Friday, April 18, 2008

Maybe the UK needs a Dangerous Government Act!

This month, one of the nastiest pieces of legislation in many a long while is creeping its way through the Houses of Parliament, due for its third reading before the end of April. The Government hopes to get royal assent by May 8th. It's called the Dangerous Pictures Act and its part of the huge Criminal Justice and Immigration Bill the UK government is ramming through Parliament.

It seems, rather belatedly, that civil rights groups like Liberty and Justice, and a number of members of the House of Lords are picking up on the authoritarian menace of this Act but is it too late?

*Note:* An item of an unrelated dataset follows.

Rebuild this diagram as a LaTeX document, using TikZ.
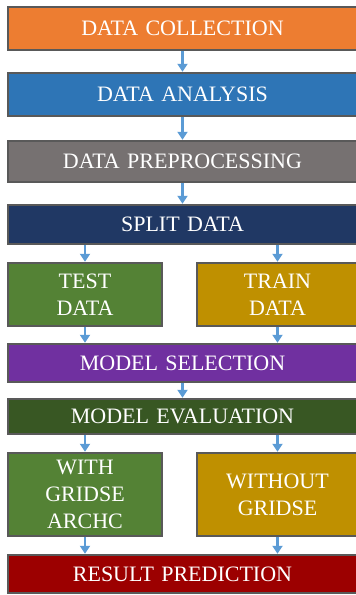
\documentclass[tikz,border=0pt]{standalone}
\usepackage{fontspec}
\setmainfont{Liberation Serif}
\usetikzlibrary{arrows.meta,positioning}
\definecolor{fcorange}{HTML}{ED7D31}
\definecolor{fcblue}{HTML}{2E75B6}
\definecolor{fcgrey}{HTML}{767171}
\definecolor{fcnavy}{HTML}{203864}
\definecolor{fcgreen}{HTML}{548235}
\definecolor{fcgold}{HTML}{BF9000}
\definecolor{fcpurple}{HTML}{7030A0}
\definecolor{fcforest}{HTML}{385723}
\definecolor{fcred}{HTML}{9C0000}
\definecolor{fcedge}{HTML}{595959}
\definecolor{fcarrow}{HTML}{5B9BD5}

\tikzset{
  stage/.style={draw=fcedge, line width=1.4pt, text=white, align=center,
    inner sep=0pt, font=\fontsize{22}{27}\selectfont},
  wide/.style={stage, minimum width=349, text width=340},
  half/.style={stage, minimum width=154, text width=150},
  flow/.style={-{Triangle[length=8pt, width=10pt]}, fcarrow, line width=2.6pt, shorten >=0.5pt},
}

\begin{document}
\begin{tikzpicture}[x=1pt, y=-1pt]
  \useasboundingbox (0,0) rectangle (356,595);
  \begin{scope}
    \clip (0,0) rectangle (356,595);
    % main pipeline
    \node[wide, fill=fcorange, minimum height=43] (collect) at (182.5,28.5) {DATA COLLECTION};
    \node[wide, fill=fcblue, minimum height=43] (analysis) at (182.5,94.5) {DATA ANALYSIS};
    \node[wide, fill=fcgrey, minimum height=41] (prep) at (182.5,161.5) {DATA PREPROCESSING};
    \node[wide, fill=fcnavy, minimum height=39] (split) at (182.5,224.5) {SPLIT DATA};
    % the two halves of the split
    \node[half, fill=fcgreen, minimum height=63] (test) at (85,294.5) {TEST\\DATA};
    \node[half, fill=fcgold, minimum width=161, minimum height=63] (train) at (277.5,294.5) {TRAIN\\DATA};
    \node[wide, fill=fcpurple, minimum height=38] (select) at (182.5,363) {MODEL SELECTION};
    \node[wide, fill=fcforest, minimum height=35] (evaluate) at (182.5,416.5) {MODEL EVALUATION};
    % evaluation branches
    \node[half, fill=fcgreen, minimum height=83] (with) at (85,494.5) {WITH\\GRIDSE\\ARCHC};
    \node[half, fill=fcgold, minimum width=161, minimum height=83] (without) at (277.5,494.5) {WITHOUT\\GRIDSE};
    \node[wide, fill=fcred, minimum height=38] (result) at (182.5,574) {RESULT PREDICTION};
  \end{scope}
  % connectors
  \draw[flow] (collect.south) -- (analysis.north);
  \draw[flow] (analysis.south) -- (prep.north);
  \draw[flow] (prep.south) -- (split.north);
  \draw[flow] (split.south -| test.north) -- (test.north);
  \draw[flow] (split.south -| train.north) -- (train.north);
  \draw[flow] (test.south) -- (test.south |- select.north);
  \draw[flow] (train.south) -- (train.south |- select.north);
  \draw[flow] (select.south) -- (evaluate.north);
  \draw[flow] (evaluate.south -| with.north) -- (with.north);
  \draw[flow] (evaluate.south -| without.north) -- (without.north);
  \draw[flow] (with.south) -- (with.south |- result.north);
  \draw[flow] (without.south) -- (without.south |- result.north);
\end{tikzpicture}
\end{document}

The aim of the Act is to criminalise the possession of certain images the Government views as unacceptable in a 'decent' society. These include images of necrophilia and bestiality but, far more worryingly, they specify BDSM images where pain is applied to the breasts, anus or vagina of a woman. They have conveniently ignored the fact that 99% of these images are of a consensual nature and have simply devised an arbitrary rule of thumb for criminalising stuff they don't like.



With a prison population already exceeding 80,000 - an all time high - and threats on our doorstep from terrorists, gun crime and hard drugs, why in heaven's name is this government seemingly obsessed with creating new crimes?

There are many things about this proposed Act that horrify me. First, how did this get off the ground on the strength of one private member's bill - a guy trying to make a name for himself after one of his constituents was brutally murdered by her psychopath boyfriend, a man heavily into extreme pornography? Despite many, many people enjoying pornography of all sorts, do we have a record of savage sex murders on account of it? Of course we don't - and the government has admitted as much. They have confessed that they have no evidence that the images they are trying to criminalise are images of a crime i.e. forced or coerced participation, and no evidence either that possession of said images will lead to crime. They have no evidence at all in fact - they just want to play the heavy handed Nanny at the expense of people's liberty.

The second element that horrifies me is how poorly this whole Criminal Justices Bill has been scrutinised by our representatives in Parliament. It has been virtually waved through the Commons with nary a query. Ironically it has taken our House of Lords - a body which, on principle, I feel shouldn't exist - to start questioning much of the intent and consequence behind the passing of the Dangerous Pictures Act. It may however be too late to stop its momentum.

My third source of severe concern is the way this government makes policy, seemingly 'on the hoof' and in response to sensational headlines, somehow in hock to the 'redtops' . This Act has a lot in common with Tony Blair's promise that 'yobs would be taken to a cash point to get money for on the spot fines', the fact that few 'yobs' carry cash cards seeming to escape him. That idea collapsed in hoots of derision and so should this Act. It probably has good intentions but the lack of intelligence in its preparation and format makes this Labour government look the shallow fools they are.

It is opening the door to a wave of repressive legislation where people living their own lives, enjoying their own taste in erotica or pornography ( call it what you will) - and material which has been consented to by participating adults - will find their doors broken down at 7am by the porn squad.

Has the Labour Party forgotten, in its Nanny state obsession to do what's best for us, the concept of individual liberty? Has it forgotten the rights of the individual, unless they commit crimes - and NOT crimes invented by this government - to live unmolested by aggressive police action? The framing of this Act is childlike in concept and childish in preparation. At one point, before the Lords amended it , the proposed legislation read 'if an image is sufficiently disgusting'. Well what sort of a clause is that for an Act of Parliament, and by whose criteria?

I sincerely hope by some stroke of good fortune that enough Lords can be rallied to block this heinous piece of legislation before we slide into an authoritarian abyss but of one thing I am certain. I was a member of the Labour Party for nigh on 40 years but I will never vote for the bastards again unless and until they show some sign of focusing on what's really important in Britain and cease putting innocent people at risk of a prison sentence simply because of the pornography they enjoy.